Friday, September 9, 2011

Book Review: Animal, Vegetable, Miracle

I read Animal, Vegetable, Miracle last weekend while down in North Carolina. At one point Tallman's parent's asked me if I was enjoying my book (there was a point during the weekend when I got really into it and had a hard time putting it down) and I said yes, they asked what it was about and I said "vegetables". They gave me a skeptical look and I replied "well its a really good book, if you like reading about vegetables, which I do".

No wonder they think I'm odd.

But really, I cannot recommend this book more highly. Its an important book to read if you eat, care about the planet, or have a little farmer in you dying to be exercised.

The premise is Barbara Kingsolver and her family move from Arizona to a farm in Virginia, where they pledge to go a year of eating locally. They grow a garden, raise chickens and turkeys, make their own cheese, and make do with farmers markets and canning/freezing. It was an inspiring tale because they succeeded. But the book also uses this story of a year of eating locally to highlight the problems with food in America, how we get it, how we eat it, and how we think about it.

There is no denying that the food system in America is messed up, from cows being over dosed with hormones to make them grow, and antibiotics to make them able to handle the crap (corn and chicken parts) we feed them**, to not knowing that certain foods should be eaten in season. (Tallman does not understand why I won't make butternut squash risotto until October, and why I insist some meals are more wintery/summery than others, don't worry though, I'm working on him)
**Mini Religion Major Rant: if Leviticus says we can only eat animals that chew their cud, and have cloven hooves, then what does it mean for kosher eating that the majority of cows aren't eating food they need to chew their cud for. Does that make them no longer kosher, or halal, because they aren't chewing their cud?

Anyway. I like not destroying the planet to eat, whether it be from over fishing the ocean, polluting with cow manure full of hormones and super germs, making plants go around the world so that I can have tomatoes and asparagus at anytime of the year.

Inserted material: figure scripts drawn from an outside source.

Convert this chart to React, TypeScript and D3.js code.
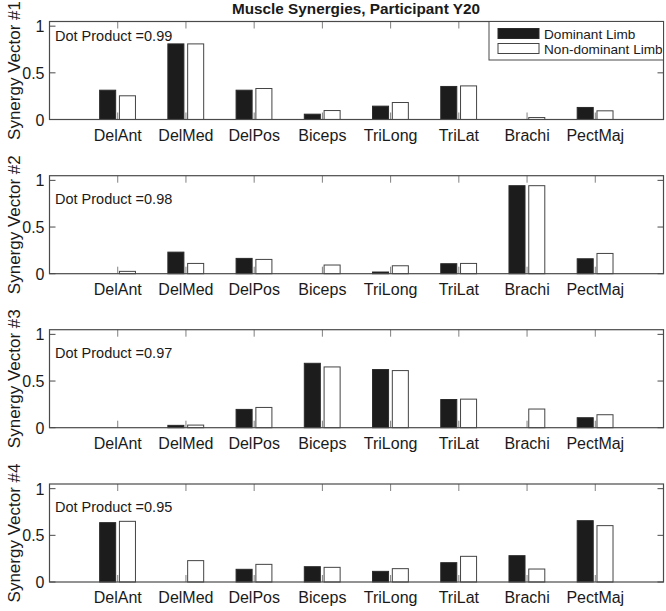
import React from "react";
import * as d3 from "d3";

const categories = ["DelAnt", "DelMed", "DelPos", "Biceps", "TriLong", "TriLat", "Brachi", "PectMaj"];

const dominant1 = [0.314, 0.81, 0.314, 0.057, 0.143, 0.354, 0, 0.129];
const nonDominant1 = [0.254, 0.81, 0.332, 0.096, 0.182, 0.36, 0.021, 0.093];
const dominant2 = [0, 0.231, 0.164, 0, 0.018, 0.107, 0.943, 0.16];
const nonDominant2 = [0.025, 0.11, 0.153, 0.093, 0.085, 0.11, 0.943, 0.217];
const dominant3 = [0, 0.025, 0.196, 0.69, 0.623, 0.302, 0, 0.107];
const nonDominant3 = [0, 0.028, 0.217, 0.651, 0.612, 0.306, 0.2, 0.139];
const dominant4 = [0.636, 0, 0.136, 0.164, 0.114, 0.207, 0.282, 0.657];
const nonDominant4 = [0.65, 0.229, 0.189, 0.157, 0.143, 0.275, 0.139, 0.604];

const dotProducts = ["0.99", "0.98", "0.97", "0.95"];
const yTicks = [0, 0.5, 1];
const seriesNames = ["Dominant Limb", "Non-dominant Limb"];
const title = "Muscle Synergies, Participant Y20";

const panels = [
  { dom: dominant1, non: nonDominant1, dot: dotProducts[0], label: "Synergy Vector #1" },
  { dom: dominant2, non: nonDominant2, dot: dotProducts[1], label: "Synergy Vector #2" },
  { dom: dominant3, non: nonDominant3, dot: dotProducts[2], label: "Synergy Vector #3" },
  { dom: dominant4, non: nonDominant4, dot: dotProducts[3], label: "Synergy Vector #4" },
];

const W = 666;
const H = 611;
const zeros = [119.5, 273.7, 427.7, 582];
const FONT = "'Liberation Sans', Arial, Helvetica, sans-serif";
const BORDER = "#4a4a4a";
const TICK = "#808080";

export default function App() {
  const x = d3.scaleLinear().domain([0, 9]).range([49.5, 663.5]);
  const unit = x(1) - x(0);
  const barW = 0.235 * unit;
  return (
    <svg width={W} height={H} style={{ position: "absolute", left: 0, top: 0, background: "#fff" }} fontFamily={FONT}>
      <rect x={0} y={0} width={W} height={H} fill="#fff" />
      <text x={356} y={13.5} textAnchor="middle" fontWeight="bold" fontSize={15.3} fill="#1a1a1a">{title}</text>
      {panels.map((p, pi) => {
        const y = d3.scaleLinear().domain([0, 1.05]).range([zeros[pi], zeros[pi] - 98]);
        const top = y(1.05);
        const bottom = y(0);
        const left = x(0);
        const right = x(9);
        const dotY = pi === 0 ? y(0.9) : y(0.8);
        return (
          <g key={pi}>
            {categories.map((c, i) => {
              const cx = x(i + 1);
              const dv = p.dom[i];
              const nv = p.non[i];
              return (
                <g key={c}>
                  {dv > 0 && (
                    <rect x={cx - 0.265 * unit} y={y(dv)} width={barW} height={y(0) - y(dv)} fill="#1c1c1c" stroke="#2a2a2a" strokeWidth={1} />
                  )}
                  {nv > 0 && (
                    <rect x={cx + 0.025 * unit} y={y(nv)} width={barW} height={y(0) - y(nv)} fill="#fff" stroke="#444" strokeWidth={1} />
                  )}
                  <line x1={cx} x2={cx} y1={bottom} y2={bottom - 7} stroke={TICK} strokeWidth={1} />
                  <line x1={cx} x2={cx} y1={top} y2={top + 7} stroke={TICK} strokeWidth={1} />
                  <text x={cx} y={bottom + 21} textAnchor="middle" fontSize={16} fill="#1a1a1a">{c}</text>
                </g>
              );
            })}
            {yTicks.map((t) => (
              <g key={t}>
                <line x1={left} x2={left + 6} y1={y(t)} y2={y(t)} stroke={BORDER} strokeWidth={1} />
                <line x1={right} x2={right - 6} y1={y(t)} y2={y(t)} stroke={BORDER} strokeWidth={1} />
                <text x={left - 5} y={y(t) + 6} textAnchor="end" fontSize={16} fill="#1a1a1a">{t}</text>
              </g>
            ))}
            <rect x={left} y={top} width={right - left} height={bottom - top} fill="none" stroke={BORDER} strokeWidth={1.2} />
            <text x={55} y={dotY + 5} fontSize={14.5} fill="#1a1a1a">{"Dot Product =" + p.dot}</text>
            <text transform={`translate(20,${(top + bottom) / 2}) rotate(-90)`} textAnchor="middle" fontSize={17} fill="#1a1a1a">{p.label}</text>
            {pi === 0 && (
              <g>
                <rect x={489} y={top} width={right - 489} height={60 - top} fill="#fff" stroke={BORDER} strokeWidth={1} />
                <rect x={498} y={28.5} width={41} height={10} fill="#1c1c1c" stroke="#2a2a2a" />
                <rect x={498} y={43.5} width={41} height={10} fill="#fff" stroke="#444" />
                <text x={544} y={38.5} fontSize={13.6} fill="#1a1a1a">{seriesNames[0]}</text>
                <text x={544} y={53.5} fontSize={13.6} fill="#1a1a1a">{seriesNames[1]}</text>
              </g>
            )}
          </g>
        );
      })}
    </svg>
  );
}
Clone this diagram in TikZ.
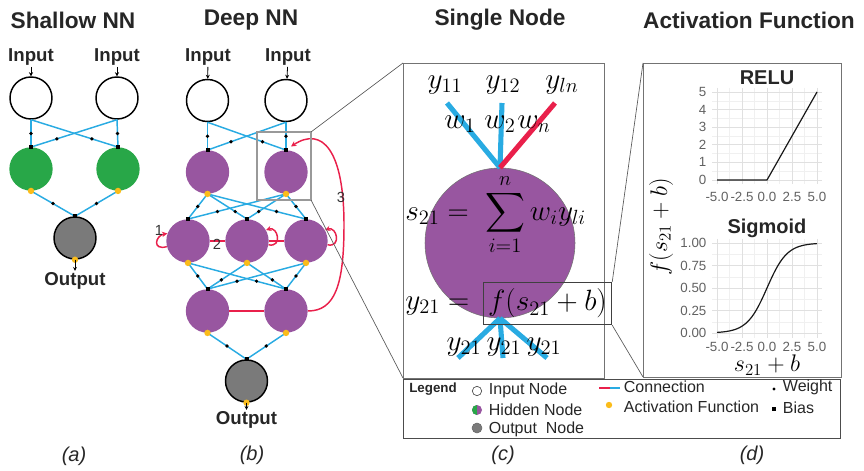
\documentclass[tikz,border=0pt]{standalone}
\usepackage{fix-cm}
\usepackage{exscale}
\usepackage[no-math]{fontspec}
\setmainfont{Liberation Sans}
\usetikzlibrary{arrows.meta}
\definecolor{nnblue}{RGB}{41,171,226}
\definecolor{nnred}{RGB}{233,32,75}
\definecolor{nngreen}{RGB}{40,167,72}
\definecolor{nnpurple}{RGB}{152,86,160}
\definecolor{nngray}{RGB}{122,122,122}
\definecolor{nnyellow}{RGB}{251,188,26}
\tikzset{
  ttl/.style={font=\fontsize{17}{20}\selectfont\bfseries, text=black!85, inner sep=1pt},
  lab/.style={font=\fontsize{14}{16}\selectfont\bfseries, text=black!85, inner sep=1pt},
  captxt/.style={font=\fontsize{15}{18}\selectfont\itshape, text=black!85, inner sep=1pt},
  inp/.style={circle, draw=black, line width=1.1pt, fill=white, minimum size=31.5pt, inner sep=0pt},
  hidg/.style={circle, fill=nngreen, minimum size=32.5pt, inner sep=0pt},
  hidp/.style={circle, fill=nnpurple, minimum size=32.5pt, inner sep=0pt},
  outn/.style={circle, draw=black, line width=1.1pt, fill=nngray, minimum size=31.5pt, inner sep=0pt},
  conn/.style={nnblue, line width=1.1pt},
  rconn/.style={nnred, line width=1.1pt},
  rarr/.style={rconn, -{Stealth[length=4pt,width=4pt]}},
  inarr/.style={black, line width=0.6pt, -{Stealth[length=3pt,width=3pt]}},
  wdot/.style={circle, fill=black, minimum size=2.8pt, inner sep=0pt},
  bsq/.style={rectangle, fill=black, minimum size=3pt, inner sep=0pt},
  act/.style={circle, fill=nnyellow, minimum size=4.8pt, inner sep=0pt},
  numlab/.style={font=\fontsize{11}{13}\selectfont, text=black!80, inner sep=0.5pt},
  zoomrect/.style={draw=black!40, line width=0.9pt},
  zoomline/.style={draw=black!65, line width=0.5pt},
  boxline/.style={draw=black!55, line width=0.7pt},
  bigmath/.style={font=\fontsize{22}{26}\selectfont, inner sep=0pt},
  thickb/.style={nnblue, line width=3.8pt},
  thickr/.style={nnred, line width=3.8pt},
  ticklab/.style={font=\fontsize{10}{12}\selectfont, text=black!62, inner sep=0.3pt},
  ptitle/.style={font=\fontsize{15}{18}\selectfont\bfseries, text=black!85, inner sep=0.5pt},
  gmaj/.style={draw=black!12, line width=0.5pt},
  gmin/.style={draw=black!6, line width=0.35pt},
  curve/.style={draw=black!90, line width=0.9pt},
  legt/.style={font=\fontsize{12}{14}\selectfont, text=black!85, inner sep=0.5pt, anchor=west},
}
\begin{document}
\begin{tikzpicture}[x=0.75pt,y=-0.75pt]
\useasboundingbox (0,0) rectangle (864,471);

% ---------------- titles
\node[ttl] (tA) at (73,20) {Shallow NN};
\node[ttl] (tB) at (251,20) {Deep NN};
\node[ttl] (tC) at (500,20) {Single Node};
\node[ttl] (tD) at (749,20) {Activation Function};

% ---------------- panel (a)
\node[lab] (aIn1) at (31,57) {Input};
\node[lab] (aIn2) at (117,57) {Input};
\node[inp] (ai1) at (31,98) {};
\node[inp] (ai2) at (117,98) {};
\node[hidg] (ah1) at (31,169) {};
\node[hidg] (ah2) at (118,169) {};
\node[outn] (ao) at (75,238) {};
\node[lab] (aOut) at (75,281) {Output};
\draw[inarr] (aIn1) -- (ai1);
\draw[inarr] (aIn2) -- (ai2);
\foreach \s/\t/\p [count=\k] in {ai1/ah1/.5, ai1/ah2/.7, ai2/ah2/.5, ai2/ah1/.7, ah1/ao/.5, ah2/ao/.5}
  \draw[conn] (\s.south) -- node[wdot, pos=\p] (aw\k) {} (\t.north);
\foreach \n [count=\k] in {ah1, ah2, ao}
  \node[bsq] (ab\k) at (\n.north) {};
\foreach \n [count=\k] in {ah1, ah2, ao}
  \node[act] (aa\k) at (\n.south) {};
\draw[inarr] (ao.south) -- (aOut);

% ---------------- panel (b)
\node[lab] (bIn1) at (208,57) {Input};
\node[lab] (bIn2) at (288,57) {Input};
\node[inp] (bi1) at (207.5,100.5) {};
\node[inp] (bi2) at (286,100.5) {};
\node[hidp] (b11) at (207.5,172) {};
\node[hidp] (b12) at (286,172) {};
\node[hidp] (b21) at (188,241) {};
\node[hidp] (b22) at (247,241) {};
\node[hidp] (b23) at (306,241) {};
\node[hidp] (b31) at (207.5,311) {};
\node[hidp] (b32) at (286,311) {};
\node[outn] (bo) at (246.5,381) {};
\node[lab] (bOut) at (246.5,420) {Output};
\draw[inarr] (bIn1) -- (bi1);
\draw[inarr] (bIn2) -- (bi2);
\foreach \s/\t/\p [count=\k] in {bi1/b11/.5, bi1/b12/.7, bi2/b12/.5, bi2/b11/.7,
   b11/b21/.5, b11/b22/.7, b11/b23/.7, b12/b21/.7, b12/b22/.7, b12/b23/.5,
   b21/b31/.5, b21/b32/.7, b22/b31/.65, b22/b32/.65, b23/b31/.7, b23/b32/.5,
   b31/bo/.5, b32/bo/.5}
  \draw[conn] (\s.south) -- node[wdot, pos=\p] (bw\k) {} (\t.north);
% recurrent connections
\draw[rconn] (b21.east) -- (b22.west);
\draw[rconn] (b22.east) -- (b23.west);
\draw[rconn] (b31.east) -- (b32.west);
\draw[rarr] (b21.195) .. controls +(-15,4) and +(-12,2) .. (b21.160);
\draw[rarr] (b22.-10) .. controls +(14,3) and +(12,-4) .. (b22.30);
\draw[rarr] (b23.-10) .. controls +(14,3) and +(12,-4) .. (b23.30);
\coordinate (c3end) at (291,146.5);
\draw[rarr] (b32.east) .. controls (335,311) and (344,285) .. (344,225)
   .. controls (344,150) and (322,126) .. (c3end);
\node[numlab] (n1) at (159,230) {1};
\node[numlab] (n2) at (217,244) {2};
\node[numlab] (n3) at (341,197) {3};
\foreach \n [count=\k] in {b11,b12,b21,b22,b23,b31,b32,bo}
  \node[bsq] (bb\k) at (\n.north) {};
\foreach \n [count=\k] in {b11,b12,b21,b22,b23,b31,b32,bo}
  \node[act] (ba\k) at (\n.south) {};
\draw[inarr] (bo.south) -- (bOut);

% zoom rectangle and lines
\coordinate (zrTL) at (257,132);
\coordinate (zrTR) at (311,132);
\coordinate (zrBR) at (311,200);
\draw[zoomrect] (zrTL) rectangle (zrBR);

% ---------------- panel (c)
\coordinate (cTL) at (403,63);
\coordinate (cBL) at (403,378);
\coordinate (cBR) at (604,378);
\draw[boxline] (cTL) rectangle (cBR);
\draw[zoomline] (zrTR) -- (cTL);
\draw[zoomline] (zrBR) -- (cBL);

\node[circle, fill=nnpurple, draw=black!55, line width=0.4pt, minimum size=112.5pt, inner sep=0pt] (cc) at (500,243) {};
\coordinate (ctA) at (447,103);
\coordinate (ctB) at (502,103);
\coordinate (ctC) at (555,103);
\coordinate (cbA) at (458,358);
\coordinate (cbB) at (503,358);
\coordinate (cbC) at (547,358);
\draw[thickb] (cc.north) -- (ctA);
\draw[thickb] (cc.north) -- (ctB);
\draw[thickr] (cc.north) -- (ctC);
\draw[thickb] (cc.south) -- (cbA);
\draw[thickb] (cc.south) -- (cbB);
\draw[thickb] (cc.south) -- (cbC);

\node[bigmath, anchor=base] (y11) at (445,88) {$y_{11}$};
\node[bigmath, anchor=base] (y12) at (503,88) {$y_{12}$};
\node[bigmath, anchor=base] (yln) at (562,88) {$y_{ln}$};
\node[bigmath, anchor=base] (w1) at (460,128) {$w_1$};
\node[bigmath, anchor=base] (w2) at (500,128) {$w_2$};
\node[bigmath, anchor=base] (wn) at (534,128) {$w_n$};
\node[bigmath, anchor=base west] (eqs) at (405,220) {$\displaystyle s_{21} =\; \sum_{i=1}^{n} w_i y_{li}$};
\node[bigmath, anchor=base west] (eqy) at (405,309) {$y_{21} =$};
\node[bigmath, draw=black!75, line width=0.6pt, minimum width=96.5pt, minimum height=32pt] (fb) at (547.5,303.5) {$f(s_{21}+b)$};
\node[bigmath, anchor=base] (yo1) at (464,350) {$y_{21}$};
\node[bigmath, anchor=base] (yo2) at (504,350) {$y_{21}$};
\node[bigmath, anchor=base] (yo3) at (544,350) {$y_{21}$};

% ---------------- panel (d)
\coordinate (dTL) at (643,63);
\coordinate (dBL) at (643,377);
\coordinate (dBR) at (841,377);
\draw[boxline] (dTL) rectangle (dBR);
\draw[zoomline] (fb.north east) -- (dTL);
\draw[zoomline] (fb.south east) -- (dBL);

% RELU grid
\foreach \gx in {729.5,754.5,779.5,804.5} \draw[gmin] (\gx,87.6) -- (\gx,184.4);
\foreach \gy in {171.2,153.6,136,118.4,100.8} \draw[gmin] (712,\gy) -- (822,\gy);
\foreach \gx in {717,742,767,792,817} \draw[gmaj] (\gx,87.6) -- (\gx,184.4);
\foreach \gy in {180,162.4,144.8,127.2,109.6,92} \draw[gmaj] (712,\gy) -- (822,\gy);
\draw[curve] (717,180) -- (767,180) -- (817,92);
\node[ptitle] (tRelu) at (767,78) {RELU};
\foreach \v [count=\k from 0] in {0,1,2,3,4,5}
  \node[ticklab, anchor=east] (ry\k) at (707,{180-17.6*\k}) {\v};
\foreach \v [count=\k from 0] in {-5.0,-2.5,0.0,2.5,5.0}
  \node[ticklab] (rx\k) at ({717+25*\k},197) {\v};

% Sigmoid grid
\foreach \gx in {729.5,754.5,779.5,804.5} \draw[gmin] (\gx,238.5) -- (\gx,337.5);
\foreach \gy in {321.75,299.25,276.75,254.25} \draw[gmin] (712,\gy) -- (822,\gy);
\foreach \gx in {717,742,767,792,817} \draw[gmaj] (\gx,238.5) -- (\gx,337.5);
\foreach \gy in {333,310.5,288,265.5,243} \draw[gmaj] (712,\gy) -- (822,\gy);
\draw[curve] plot[domain=0:10, samples=81, smooth] ({717+10*\x},{333-90/(1+exp(5-\x))});
\node[ptitle] (tSig) at (767,228) {Sigmoid};
\foreach \v [count=\k from 0] in {0.00,0.25,0.50,0.75,1.00}
  \node[ticklab, anchor=east] (sy\k) at (707,{333-22.5*\k}) {\v};
\foreach \v [count=\k from 0] in {-5.0,-2.5,0.0,2.5,5.0}
  \node[ticklab] (sx\k) at ({717+25*\k},347) {\v};

\node[font=\fontsize{18}{21}\selectfont, rotate=90, inner sep=0pt] (ylab) at (661,227) {$f(s_{21}+b)$};
\node[font=\fontsize{18}{21}\selectfont, inner sep=0pt] (xlab) at (767,365) {$s_{21}+b$};

% ---------------- legend
\coordinate (lTL) at (403,379);
\coordinate (lBR) at (840,438);
\draw[draw=black!70, line width=0.7pt] (lTL) rectangle (lBR);
\node[font=\fontsize{10}{12}\selectfont\bfseries, text=black!85, inner sep=0.5pt] (lLeg) at (433,389) {Legend};
\node[circle, draw=black!70, line width=0.5pt, fill=white, minimum size=7pt, inner sep=0pt] (lIn) at (477,391) {};
\node[circle, fill=nnpurple, minimum size=7.5pt, inner sep=0pt,
  path picture={\fill[nngreen] (path picture bounding box.north west) rectangle (path picture bounding box.south);}] (lHid) at (477,410) {};
\node[circle, draw=black!60, line width=0.4pt, fill=nngray, minimum size=7.5pt, inner sep=0pt] (lOut) at (477,428) {};
\node[legt] (tIn) at (488,390) {Input Node};
\node[legt] (tHid) at (488,410) {Hidden Node};
\node[legt] (tOut) at (488,429) {Output\ \ Node};
\coordinate (lc1) at (599,388);
\coordinate (lc2) at (609.5,388);
\coordinate (lc3) at (620,388);
\draw[nnred, line width=1.2pt] (lc1) -- (lc2);
\draw[nnblue, line width=1.2pt] (lc2) -- (lc3);
\node[legt] (tConn) at (623,387) {Connection};
\node[act] (lAct) at (609,405) {};
\node[legt] (tAct) at (623,407) {Activation Function};
\node[wdot, minimum size=2.6pt] (lW) at (774,389) {};
\node[legt] (tW) at (782,387) {Weight};
\node[bsq, minimum size=3.2pt] (lB) at (774,409) {};
\node[legt] (tB2) at (782,408) {Bias};

% ---------------- captions
\node[captxt] (capA) at (74,456) {(a)};
\node[captxt] (capB) at (252,455) {(b)};
\node[captxt] (capC) at (503,455) {(c)};
\node[captxt] (capD) at (752,455) {(d)};
\end{tikzpicture}
\end{document}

That was what I enjoyed about the experience of the family in this book. They tried to eat local. They succeeded. It was inspiring, it really was.

I recommend you read this book immediately. I also recommend you eat things in season, eat things from farmers markets, eat things grown locally. Corn syrup IS the devil. So is anything so over processed you aren't sure how to make it yourself (I'm looking at you squeeze tube of margarine at the Tall household).
Read this book. It might change your life. It might just make you use your brain about what you eat. Either way, I bet you'll like it.